▸ **TASK BRIEF**
Reproduce every line of the listing as written, apart from the pictures.

▸ **DATA EXTRACT**
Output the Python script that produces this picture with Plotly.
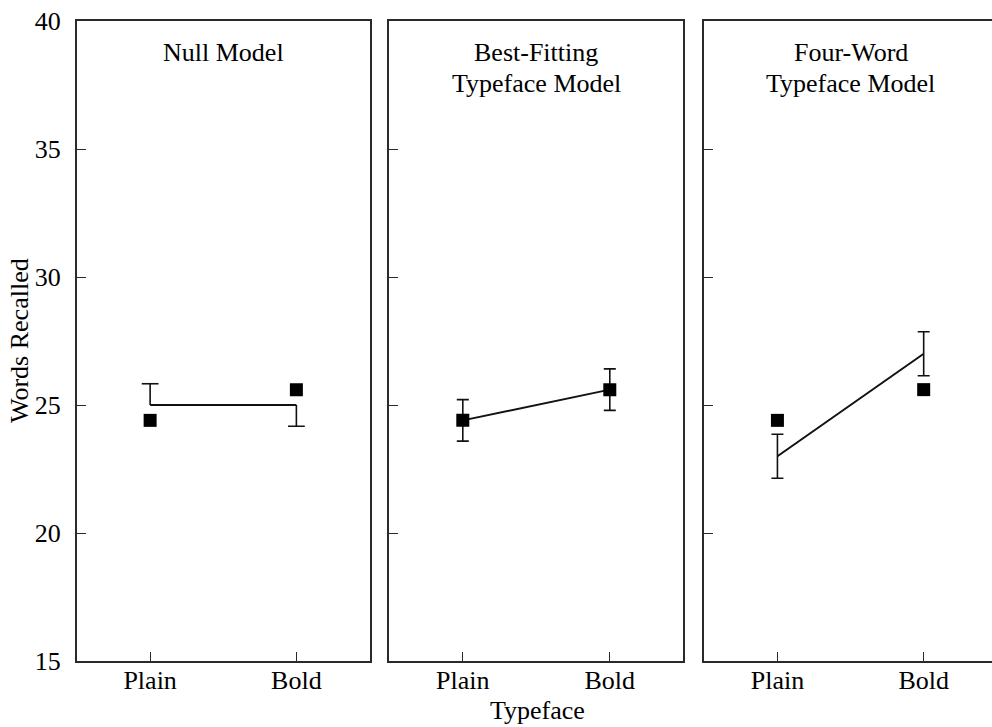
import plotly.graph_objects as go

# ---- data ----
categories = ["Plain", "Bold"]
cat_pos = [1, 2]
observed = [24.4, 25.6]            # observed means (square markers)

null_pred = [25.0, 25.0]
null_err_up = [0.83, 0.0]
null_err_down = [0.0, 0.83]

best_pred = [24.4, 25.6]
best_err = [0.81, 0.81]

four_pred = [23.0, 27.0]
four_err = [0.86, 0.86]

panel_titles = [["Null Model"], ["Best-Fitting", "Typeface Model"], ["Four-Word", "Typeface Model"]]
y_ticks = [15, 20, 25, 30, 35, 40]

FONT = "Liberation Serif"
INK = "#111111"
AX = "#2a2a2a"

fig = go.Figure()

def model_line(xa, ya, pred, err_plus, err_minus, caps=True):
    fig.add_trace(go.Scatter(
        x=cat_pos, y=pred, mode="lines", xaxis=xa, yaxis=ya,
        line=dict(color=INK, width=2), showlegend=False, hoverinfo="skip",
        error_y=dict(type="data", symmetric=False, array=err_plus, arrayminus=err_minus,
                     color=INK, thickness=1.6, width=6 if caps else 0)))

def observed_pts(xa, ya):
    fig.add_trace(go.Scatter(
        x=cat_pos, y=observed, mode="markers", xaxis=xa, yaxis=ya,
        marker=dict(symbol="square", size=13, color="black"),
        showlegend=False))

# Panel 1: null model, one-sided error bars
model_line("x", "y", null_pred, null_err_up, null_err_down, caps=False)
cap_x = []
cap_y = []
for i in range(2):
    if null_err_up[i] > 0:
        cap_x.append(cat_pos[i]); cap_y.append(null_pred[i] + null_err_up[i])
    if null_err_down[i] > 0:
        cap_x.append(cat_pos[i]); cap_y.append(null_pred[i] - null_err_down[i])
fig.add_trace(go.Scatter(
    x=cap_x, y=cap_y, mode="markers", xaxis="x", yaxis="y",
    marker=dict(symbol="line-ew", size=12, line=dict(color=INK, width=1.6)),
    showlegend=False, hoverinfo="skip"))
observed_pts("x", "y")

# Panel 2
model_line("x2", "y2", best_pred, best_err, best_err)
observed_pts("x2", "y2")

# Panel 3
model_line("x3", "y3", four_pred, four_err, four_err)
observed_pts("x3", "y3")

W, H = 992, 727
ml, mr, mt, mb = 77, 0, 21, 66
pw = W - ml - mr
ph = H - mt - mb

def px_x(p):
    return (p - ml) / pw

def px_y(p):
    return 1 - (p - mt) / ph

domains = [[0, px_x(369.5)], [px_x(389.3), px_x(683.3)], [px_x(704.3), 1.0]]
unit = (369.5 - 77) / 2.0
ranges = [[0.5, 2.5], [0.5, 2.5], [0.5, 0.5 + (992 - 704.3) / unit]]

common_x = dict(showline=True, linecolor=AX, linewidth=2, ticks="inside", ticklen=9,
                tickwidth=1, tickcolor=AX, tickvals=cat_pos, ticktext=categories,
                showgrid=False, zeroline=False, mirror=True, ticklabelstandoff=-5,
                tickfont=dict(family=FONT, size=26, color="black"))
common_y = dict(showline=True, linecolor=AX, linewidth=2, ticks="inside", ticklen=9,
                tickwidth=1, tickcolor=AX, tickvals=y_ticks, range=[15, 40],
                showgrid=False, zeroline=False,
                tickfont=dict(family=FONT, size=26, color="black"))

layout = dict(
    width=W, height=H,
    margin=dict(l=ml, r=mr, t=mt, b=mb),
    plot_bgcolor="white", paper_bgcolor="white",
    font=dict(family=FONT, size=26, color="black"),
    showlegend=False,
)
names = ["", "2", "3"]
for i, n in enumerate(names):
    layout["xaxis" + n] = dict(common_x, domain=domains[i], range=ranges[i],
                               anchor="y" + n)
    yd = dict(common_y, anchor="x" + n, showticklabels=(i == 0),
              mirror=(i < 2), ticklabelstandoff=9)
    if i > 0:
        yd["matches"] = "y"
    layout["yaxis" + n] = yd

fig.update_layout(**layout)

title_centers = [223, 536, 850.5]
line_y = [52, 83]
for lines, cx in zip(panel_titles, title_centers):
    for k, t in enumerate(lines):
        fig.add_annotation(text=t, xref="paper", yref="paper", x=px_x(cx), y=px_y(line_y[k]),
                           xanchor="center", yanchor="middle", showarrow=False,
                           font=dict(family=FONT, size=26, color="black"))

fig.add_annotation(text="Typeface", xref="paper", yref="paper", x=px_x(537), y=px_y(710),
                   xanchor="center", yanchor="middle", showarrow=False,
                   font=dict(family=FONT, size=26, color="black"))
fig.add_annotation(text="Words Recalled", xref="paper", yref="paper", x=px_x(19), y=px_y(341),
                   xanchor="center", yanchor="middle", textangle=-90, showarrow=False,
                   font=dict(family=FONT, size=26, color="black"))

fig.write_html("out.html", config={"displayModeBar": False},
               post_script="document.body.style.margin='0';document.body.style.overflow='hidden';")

▸ **RESULT OF THE EXERCISE**
Output the Python script that produces this picture with Plotly.
import plotly.graph_objects as go

# ---- data ----
categories = ["Plain", "Bold"]
cat_pos = [1, 2]
observed = [24.4, 25.6]            # observed means (square markers)

null_pred = [25.0, 25.0]
null_err_up = [0.83, 0.0]
null_err_down = [0.0, 0.83]

best_pred = [24.4, 25.6]
best_err = [0.81, 0.81]

four_pred = [23.0, 27.0]
four_err = [0.86, 0.86]

panel_titles = [["Null Model"], ["Best-Fitting", "Typeface Model"], ["Four-Word", "Typeface Model"]]
y_ticks = [15, 20, 25, 30, 35, 40]

FONT = "Liberation Serif"
INK = "#111111"
AX = "#2a2a2a"

fig = go.Figure()

def model_line(xa, ya, pred, err_plus, err_minus, caps=True):
    fig.add_trace(go.Scatter(
        x=cat_pos, y=pred, mode="lines", xaxis=xa, yaxis=ya,
        line=dict(color=INK, width=2), showlegend=False, hoverinfo="skip",
        error_y=dict(type="data", symmetric=False, array=err_plus, arrayminus=err_minus,
                     color=INK, thickness=1.6, width=6 if caps else 0)))

def observed_pts(xa, ya):
    fig.add_trace(go.Scatter(
        x=cat_pos, y=observed, mode="markers", xaxis=xa, yaxis=ya,
        marker=dict(symbol="square", size=13, color="black"),
        showlegend=False))

# Panel 1: null model, one-sided error bars
model_line("x", "y", null_pred, null_err_up, null_err_down, caps=False)
cap_x = []
cap_y = []
for i in range(2):
    if null_err_up[i] > 0:
        cap_x.append(cat_pos[i]); cap_y.append(null_pred[i] + null_err_up[i])
    if null_err_down[i] > 0:
        cap_x.append(cat_pos[i]); cap_y.append(null_pred[i] - null_err_down[i])
fig.add_trace(go.Scatter(
    x=cap_x, y=cap_y, mode="markers", xaxis="x", yaxis="y",
    marker=dict(symbol="line-ew", size=12, line=dict(color=INK, width=1.6)),
    showlegend=False, hoverinfo="skip"))
observed_pts("x", "y")

# Panel 2
model_line("x2", "y2", best_pred, best_err, best_err)
observed_pts("x2", "y2")

# Panel 3
model_line("x3", "y3", four_pred, four_err, four_err)
observed_pts("x3", "y3")

W, H = 992, 727
ml, mr, mt, mb = 77, 0, 21, 66
pw = W - ml - mr
ph = H - mt - mb

def px_x(p):
    return (p - ml) / pw

def px_y(p):
    return 1 - (p - mt) / ph

domains = [[0, px_x(369.5)], [px_x(389.3), px_x(683.3)], [px_x(704.3), 1.0]]
unit = (369.5 - 77) / 2.0
ranges = [[0.5, 2.5], [0.5, 2.5], [0.5, 0.5 + (992 - 704.3) / unit]]

common_x = dict(showline=True, linecolor=AX, linewidth=2, ticks="inside", ticklen=9,
                tickwidth=1, tickcolor=AX, tickvals=cat_pos, ticktext=categories,
                showgrid=False, zeroline=False, mirror=True, ticklabelstandoff=-5,
                tickfont=dict(family=FONT, size=26, color="black"))
common_y = dict(showline=True, linecolor=AX, linewidth=2, ticks="inside", ticklen=9,
                tickwidth=1, tickcolor=AX, tickvals=y_ticks, range=[15, 40],
                showgrid=False, zeroline=False,
                tickfont=dict(family=FONT, size=26, color="black"))

layout = dict(
    width=W, height=H,
    margin=dict(l=ml, r=mr, t=mt, b=mb),
    plot_bgcolor="white", paper_bgcolor="white",
    font=dict(family=FONT, size=26, color="black"),
    showlegend=False,
)
names = ["", "2", "3"]
for i, n in enumerate(names):
    layout["xaxis" + n] = dict(common_x, domain=domains[i], range=ranges[i],
                               anchor="y" + n)
    yd = dict(common_y, anchor="x" + n, showticklabels=(i == 0),
              mirror=(i < 2), ticklabelstandoff=9)
    if i > 0:
        yd["matches"] = "y"
    layout["yaxis" + n] = yd

fig.update_layout(**layout)

title_centers = [223, 536, 850.5]
line_y = [52, 83]
for lines, cx in zip(panel_titles, title_centers):
    for k, t in enumerate(lines):
        fig.add_annotation(text=t, xref="paper", yref="paper", x=px_x(cx), y=px_y(line_y[k]),
                           xanchor="center", yanchor="middle", showarrow=False,
                           font=dict(family=FONT, size=26, color="black"))

fig.add_annotation(text="Typeface", xref="paper", yref="paper", x=px_x(537), y=px_y(710),
                   xanchor="center", yanchor="middle", showarrow=False,
                   font=dict(family=FONT, size=26, color="black"))
fig.add_annotation(text="Words Recalled", xref="paper", yref="paper", x=px_x(19), y=px_y(341),
                   xanchor="center", yanchor="middle", textangle=-90, showarrow=False,
                   font=dict(family=FONT, size=26, color="black"))

fig.write_html("out.html", config={"displayModeBar": False},
               post_script="document.body.style.margin='0';document.body.style.overflow='hidden';")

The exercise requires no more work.